## WRITTEN TASK:
Give the data again exactly as written, skipping any pictures.

## GIVEN DATA:
▬▬▬
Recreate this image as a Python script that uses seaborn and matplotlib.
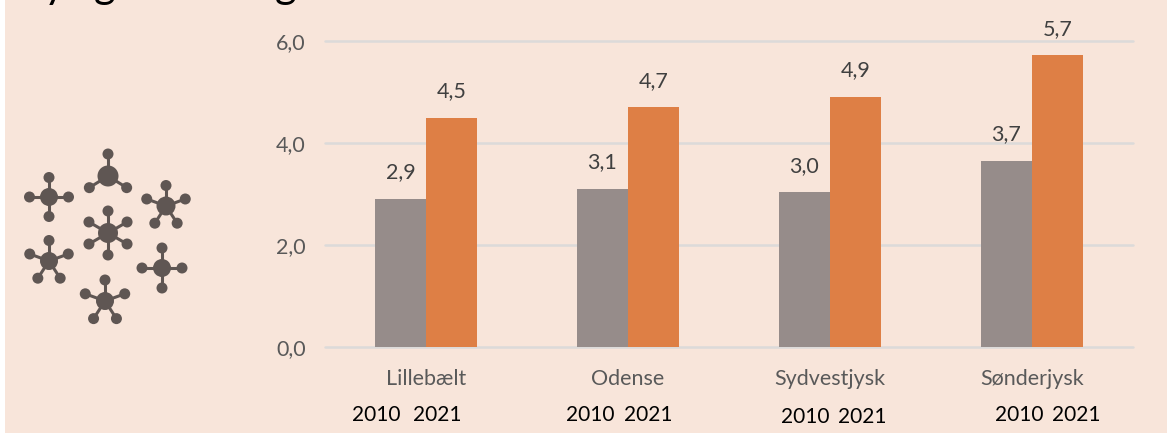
import numpy as np
import pandas as pd
import matplotlib
matplotlib.use("Agg")
import matplotlib.pyplot as plt
import seaborn as sns

W, H = 1167, 436
categories = ["Lillebælt", "Odense", "Sydvestjysk", "Sønderjysk"]
years = ["2010", "2021"]
values_2010 = [2.9, 3.1, 3.03, 3.65]
values_2021 = [4.5, 4.7, 4.9, 5.72]
labels_2010 = ["2,9", "3,1", "3,0", "3,7"]
labels_2021 = ["4,5", "4,7", "4,9", "5,7"]
y_ticks = [0, 2, 4, 6]
y_tick_labels = ["0,0", "2,0", "4,0", "6,0"]
year_label_rows = [(352, 413, 415), (566, 624, 415), (781, 838, 417), (995, 1052, 415)]

BG = "#F8E5DA"
GREY = "#968C8A"
ORANGE = "#DE7F45"
GRID = "#DCDAD9"
TXT = "#595959"
MOL = "#5F5653"

sns.set_theme(style="white")
plt.rcParams["font.family"] = ["Lato", "DejaVu Sans"]

df = pd.DataFrame({
    "region": categories * 2,
    "year": [years[0]] * 4 + [years[1]] * 4,
    "value": values_2010 + values_2021,
})

fig = plt.figure(figsize=(W / 100, H / 100), dpi=100, facecolor="white")
bg = fig.add_axes([5 / W, 1 - 433 / H, (W - 5) / W, 433 / H], facecolor=BG)
bg.set_xticks([]); bg.set_yticks([])
for s in bg.spines.values():
    s.set_visible(False)

ax = fig.add_axes([325 / W, 1 - 347 / H, (1133 - 325) / W, (347 - 41) / H], facecolor="none")
sns.barplot(data=df, x="region", y="value", hue="year", order=categories, hue_order=years,
            palette=[GREY, ORANGE], width=0.506, gap=0, saturation=1, legend=False, ax=ax,
            zorder=3, linewidth=0, edgecolor="none")
ax.set_xlim(-0.5, 3.5)
ax.set_ylim(0, 6)
ax.set_xlabel(""); ax.set_ylabel("")
ax.set_yticks(y_ticks, y_tick_labels)
ax.yaxis.grid(True, color=GRID, lw=1.8, zorder=0)
for gl in ax.get_ygridlines():
    gl.set_clip_on(False)
ax.set_axisbelow(True)
ax.tick_params(axis="y", length=0, pad=14, labelsize=15.5, labelcolor=TXT)
ax.tick_params(axis="x", length=0, pad=16, labelsize=15.5, labelcolor=TXT)
for s in ax.spines.values():
    s.set_visible(False)

for cont, labs in zip(ax.containers, [labels_2010, labels_2021]):
    ax.bar_label(cont, labels=labs, padding=12, fontsize=15.5, color="#404040", clip_on=False)

for x1, x2, y in year_label_rows:
    for x, t in zip((x1, x2), years):
        fig.text(x / W, 1 - y / H, t, fontsize=15, color="black", ha="left", va="center")

# title, cropped by the top edge: only descenders remain visible
for x, ch in [(54, "y"), (105, "g"), (286, "g")]:
    fig.text(x / W, 1 + 2 / H, ch, fontsize=30, color="black", ha="center", va="baseline")

# molecule icon
ic = fig.add_axes([0, 0, 1, 1], facecolor="none")
ic.set_xlim(0, W); ic.set_ylim(H, 0); ic.axis("off")
molecules = [
    (49, 197, 9, 19.5, [90, 180, 270, 0]),
    (108, 176, 10.5, 22, [90, 212, 328]),
    (166, 206, 9.5, 20.5, [90, 160, 20, 237, 303]),
    (108, 233, 10, 22, [90, 150, 30, 210, 330, 270]),
    (49, 261, 9, 20.5, [90, 160, 20, 237, 303]),
    (162, 268, 9, 20, [90, 180, 270, 0]),
    (105, 301, 9, 21, [90, 160, 20, 237, 303]),
]
for cx, cy, r, L, angs in molecules:
    for a in angs:
        dx, dy = np.cos(np.radians(a)), -np.sin(np.radians(a))
        ic.plot([cx, cx + L * dx], [cy, cy + L * dy], color=MOL, lw=2.2, solid_capstyle="round")
        ic.add_patch(plt.Circle((cx + L * dx, cy + L * dy), 5.5, color=MOL, lw=0))
    ic.add_patch(plt.Circle((cx, cy), r, color=MOL, lw=0))

fig.savefig("out.png", dpi=100, facecolor="white")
▬▬▬
## TASK ANSWER:
Recreate this image as a Python script that uses seaborn and matplotlib.
import numpy as np
import pandas as pd
import matplotlib
matplotlib.use("Agg")
import matplotlib.pyplot as plt
import seaborn as sns

W, H = 1167, 436
categories = ["Lillebælt", "Odense", "Sydvestjysk", "Sønderjysk"]
years = ["2010", "2021"]
values_2010 = [2.9, 3.1, 3.03, 3.65]
values_2021 = [4.5, 4.7, 4.9, 5.72]
labels_2010 = ["2,9", "3,1", "3,0", "3,7"]
labels_2021 = ["4,5", "4,7", "4,9", "5,7"]
y_ticks = [0, 2, 4, 6]
y_tick_labels = ["0,0", "2,0", "4,0", "6,0"]
year_label_rows = [(352, 413, 415), (566, 624, 415), (781, 838, 417), (995, 1052, 415)]

BG = "#F8E5DA"
GREY = "#968C8A"
ORANGE = "#DE7F45"
GRID = "#DCDAD9"
TXT = "#595959"
MOL = "#5F5653"

sns.set_theme(style="white")
plt.rcParams["font.family"] = ["Lato", "DejaVu Sans"]

df = pd.DataFrame({
    "region": categories * 2,
    "year": [years[0]] * 4 + [years[1]] * 4,
    "value": values_2010 + values_2021,
})

fig = plt.figure(figsize=(W / 100, H / 100), dpi=100, facecolor="white")
bg = fig.add_axes([5 / W, 1 - 433 / H, (W - 5) / W, 433 / H], facecolor=BG)
bg.set_xticks([]); bg.set_yticks([])
for s in bg.spines.values():
    s.set_visible(False)

ax = fig.add_axes([325 / W, 1 - 347 / H, (1133 - 325) / W, (347 - 41) / H], facecolor="none")
sns.barplot(data=df, x="region", y="value", hue="year", order=categories, hue_order=years,
            palette=[GREY, ORANGE], width=0.506, gap=0, saturation=1, legend=False, ax=ax,
            zorder=3, linewidth=0, edgecolor="none")
ax.set_xlim(-0.5, 3.5)
ax.set_ylim(0, 6)
ax.set_xlabel(""); ax.set_ylabel("")
ax.set_yticks(y_ticks, y_tick_labels)
ax.yaxis.grid(True, color=GRID, lw=1.8, zorder=0)
for gl in ax.get_ygridlines():
    gl.set_clip_on(False)
ax.set_axisbelow(True)
ax.tick_params(axis="y", length=0, pad=14, labelsize=15.5, labelcolor=TXT)
ax.tick_params(axis="x", length=0, pad=16, labelsize=15.5, labelcolor=TXT)
for s in ax.spines.values():
    s.set_visible(False)

for cont, labs in zip(ax.containers, [labels_2010, labels_2021]):
    ax.bar_label(cont, labels=labs, padding=12, fontsize=15.5, color="#404040", clip_on=False)

for x1, x2, y in year_label_rows:
    for x, t in zip((x1, x2), years):
        fig.text(x / W, 1 - y / H, t, fontsize=15, color="black", ha="left", va="center")

# title, cropped by the top edge: only descenders remain visible
for x, ch in [(54, "y"), (105, "g"), (286, "g")]:
    fig.text(x / W, 1 + 2 / H, ch, fontsize=30, color="black", ha="center", va="baseline")

# molecule icon
ic = fig.add_axes([0, 0, 1, 1], facecolor="none")
ic.set_xlim(0, W); ic.set_ylim(H, 0); ic.axis("off")
molecules = [
    (49, 197, 9, 19.5, [90, 180, 270, 0]),
    (108, 176, 10.5, 22, [90, 212, 328]),
    (166, 206, 9.5, 20.5, [90, 160, 20, 237, 303]),
    (108, 233, 10, 22, [90, 150, 30, 210, 330, 270]),
    (49, 261, 9, 20.5, [90, 160, 20, 237, 303]),
    (162, 268, 9, 20, [90, 180, 270, 0]),
    (105, 301, 9, 21, [90, 160, 20, 237, 303]),
]
for cx, cy, r, L, angs in molecules:
    for a in angs:
        dx, dy = np.cos(np.radians(a)), -np.sin(np.radians(a))
        ic.plot([cx, cx + L * dx], [cy, cy + L * dy], color=MOL, lw=2.2, solid_capstyle="round")
        ic.add_patch(plt.Circle((cx + L * dx, cy + L * dy), 5.5, color=MOL, lw=0))
    ic.add_patch(plt.Circle((cx, cy), r, color=MOL, lw=0))

fig.savefig("out.png", dpi=100, facecolor="white")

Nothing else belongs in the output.